— BEGIN Given records —

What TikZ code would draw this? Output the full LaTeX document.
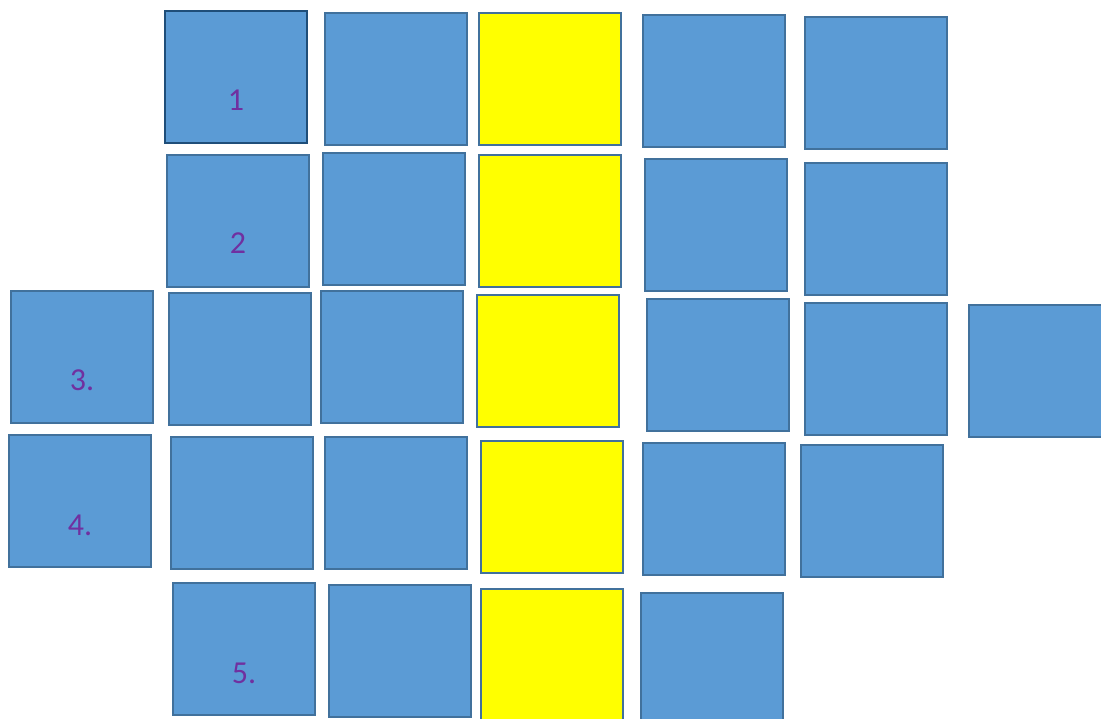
\documentclass[tikz,border=0pt]{standalone}
\usepackage{fontspec}
\setmainfont{Carlito}
\usetikzlibrary{positioning}
\definecolor{tilefill}{HTML}{5B9BD5}
\definecolor{tileline}{HTML}{41719C}
\definecolor{tiledark}{HTML}{1F4E79}
\definecolor{goldfill}{HTML}{FFFF00}
\definecolor{numcol}{HTML}{7030A0}
\begin{document}
\begin{tikzpicture}[x=1pt,y=-1pt,
	tile/.style={draw=tileline,fill=tilefill,line width=2.6pt,minimum width=142pt,minimum height=132pt,inner sep=0pt},
	gold/.style={tile,fill=goldfill},
	num/.style={text=numcol,font=\fontsize{32}{32}\selectfont}]
	\useasboundingbox (0,0) rectangle (1101,719);
	\clip (0,0) rectangle (1101,719);
	% row 1
	\node[tile,draw=tiledark] (a1) at (236,77) {};
	\node[tile] (b1) at (396,79) {};
	\node[gold] (c1) at (550,79) {};
	\node[tile] (d1) at (714,81) {};
	\node[tile] (e1) at (876,83) {};
	% row 2
	\node[tile] (a2) at (238,221) {};
	\node[tile] (b2) at (394,219) {};
	\node[gold] (c2) at (550,221) {};
	\node[tile] (d2) at (716,225) {};
	\node[tile] (e2) at (876,229) {};
	% row 3
	\node[tile] (l3) at (82,357) {};
	\node[tile] (a3) at (240,359) {};
	\node[tile] (b3) at (392,357) {};
	\node[gold] (c3) at (548,361) {};
	\node[tile] (d3) at (718,365) {};
	\node[tile] (e3) at (876,369) {};
	\node[tile] (f3) at (1040,371) {};
	% row 4
	\node[tile] (l4) at (80,501) {};
	\node[tile] (a4) at (242,503) {};
	\node[tile] (b4) at (396,503) {};
	\node[gold] (c4) at (552,507) {};
	\node[tile] (d4) at (714,509) {};
	\node[tile] (e4) at (872,511) {};
	% row 5
	\node[tile] (a5) at (244,649) {};
	\node[tile] (b5) at (400,651) {};
	\node[gold] (c5) at (552,655) {};
	\node[tile] (d5) at (712,659) {};
	% numbers
	\node[num] (n1) at ([yshift=-23pt]a1.center) {1};
	\node[num] (n2) at ([yshift=-22pt]a2.center) {2};
	\node[num] (n3) at ([yshift=-23pt]l3.center) {3.};
	\node[num] (n4) at ([yshift=-24pt]l4.center) {4.};
	\node[num] (n5) at ([yshift=-24pt]a5.center) {5.};
\end{tikzpicture}
\end{document}
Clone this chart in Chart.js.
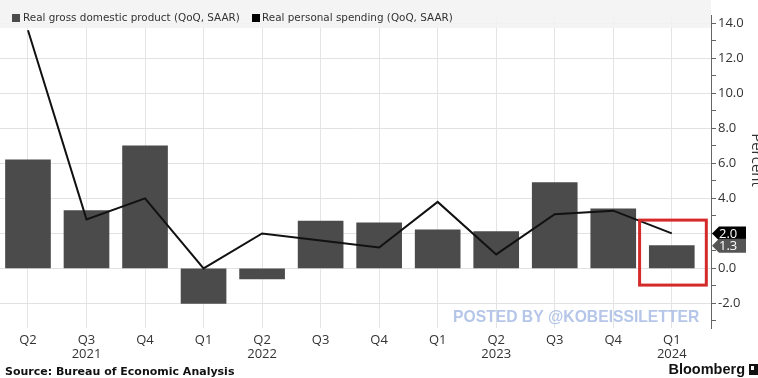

— END Given records —

_Exercise_. All entries are to be retyped exactly. Omit any embedded images.

_Solution to this exercise_.
What TikZ code would draw this? Output the full LaTeX document.
\documentclass[tikz,border=0pt]{standalone}
\usepackage{fontspec}
\setmainfont{Carlito}
\usetikzlibrary{positioning}
\definecolor{tilefill}{HTML}{5B9BD5}
\definecolor{tileline}{HTML}{41719C}
\definecolor{tiledark}{HTML}{1F4E79}
\definecolor{goldfill}{HTML}{FFFF00}
\definecolor{numcol}{HTML}{7030A0}
\begin{document}
\begin{tikzpicture}[x=1pt,y=-1pt,
	tile/.style={draw=tileline,fill=tilefill,line width=2.6pt,minimum width=142pt,minimum height=132pt,inner sep=0pt},
	gold/.style={tile,fill=goldfill},
	num/.style={text=numcol,font=\fontsize{32}{32}\selectfont}]
	\useasboundingbox (0,0) rectangle (1101,719);
	\clip (0,0) rectangle (1101,719);
	% row 1
	\node[tile,draw=tiledark] (a1) at (236,77) {};
	\node[tile] (b1) at (396,79) {};
	\node[gold] (c1) at (550,79) {};
	\node[tile] (d1) at (714,81) {};
	\node[tile] (e1) at (876,83) {};
	% row 2
	\node[tile] (a2) at (238,221) {};
	\node[tile] (b2) at (394,219) {};
	\node[gold] (c2) at (550,221) {};
	\node[tile] (d2) at (716,225) {};
	\node[tile] (e2) at (876,229) {};
	% row 3
	\node[tile] (l3) at (82,357) {};
	\node[tile] (a3) at (240,359) {};
	\node[tile] (b3) at (392,357) {};
	\node[gold] (c3) at (548,361) {};
	\node[tile] (d3) at (718,365) {};
	\node[tile] (e3) at (876,369) {};
	\node[tile] (f3) at (1040,371) {};
	% row 4
	\node[tile] (l4) at (80,501) {};
	\node[tile] (a4) at (242,503) {};
	\node[tile] (b4) at (396,503) {};
	\node[gold] (c4) at (552,507) {};
	\node[tile] (d4) at (714,509) {};
	\node[tile] (e4) at (872,511) {};
	% row 5
	\node[tile] (a5) at (244,649) {};
	\node[tile] (b5) at (400,651) {};
	\node[gold] (c5) at (552,655) {};
	\node[tile] (d5) at (712,659) {};
	% numbers
	\node[num] (n1) at ([yshift=-23pt]a1.center) {1};
	\node[num] (n2) at ([yshift=-22pt]a2.center) {2};
	\node[num] (n3) at ([yshift=-23pt]l3.center) {3.};
	\node[num] (n4) at ([yshift=-24pt]l4.center) {4.};
	\node[num] (n5) at ([yshift=-24pt]a5.center) {5.};
\end{tikzpicture}
\end{document}
Clone this chart in Chart.js.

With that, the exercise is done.